At one time, the cadet colleges fulfilled a function: they served as feeders for the Academies of the three Services to help meet the officer material requirements. This is no longer true: the writer has it on good authority from the principal of one of the premier cadet colleges that no more than ten percent of the cadets choose a military career, while the rest go into the professions or abroad. As it is, the Services have no problem finding suitable officer material to more than meet their needs, with or without the presence of cadet colleges, hence the raison dtre of cadet colleges now seems to longer exist. Although one has many friends who got their schooling in some of the older cadet colleges, one must question whether youth should be subjected to five years of rigorous regimentation in the quasi-military cadet college environment, or whether a public school environment such as at Lawrence College, Murree is a greater need in this country. Today, there are over a dozen government run cadet colleges in the country, and there seems to be a clamour for more, coming from those few well-placed powerful people whose sons stand to benefit from the public exchequer. (Surprisingly, there is not a single similar one for girls, and none even in the conceptual stage: do the womens rights activists want to do something about it?)

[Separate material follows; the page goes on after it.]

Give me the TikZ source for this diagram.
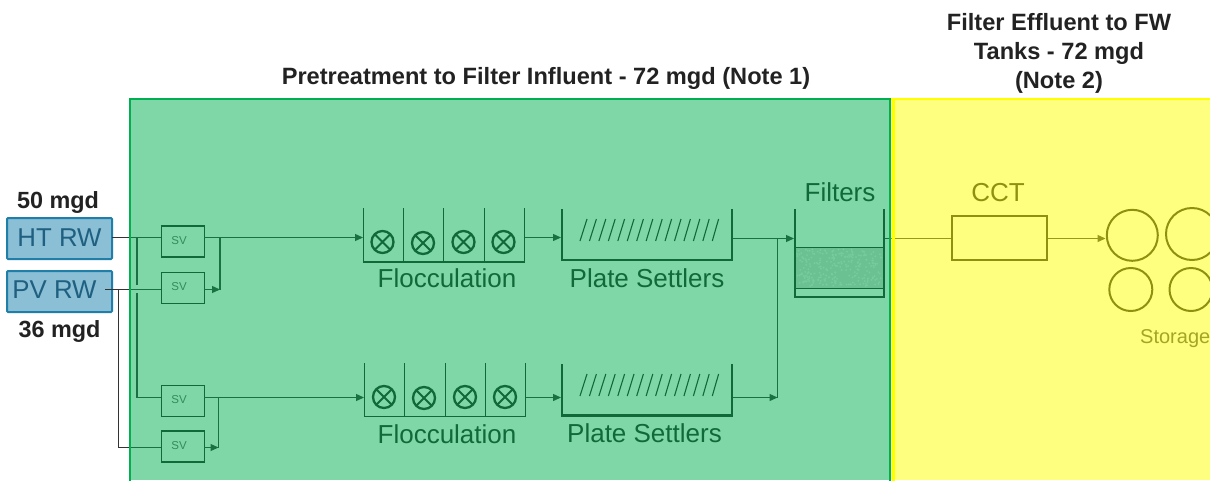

The three Services, their respective Welfare Trusts, and Fauji Foundation are playing a significant role in providing education to the children of their own personnel, serving and retired alike, with some spin-off benefit going to the civilian population too. This is because they realize the value of education, and how much it affects the morale of their officers and men to be able to provide a good education to their children. This has been in a way forced upon the Services because the government, no government, has paid too much heed to expanding the education network, and in fact what there is of the infrastructure has decayed and is failling to pieces. As to the quality of education that government run institutions provide, the less said the better. It is no wonder then that there is a profusion of privately run educational institutions, some good and others largely of questionable repute.

If it is not too late, perhaps the Pakistan Navy would like to rethink its strategy about cadet colleges and on how to honour its deceased sailors. How about adopting an entire district instead?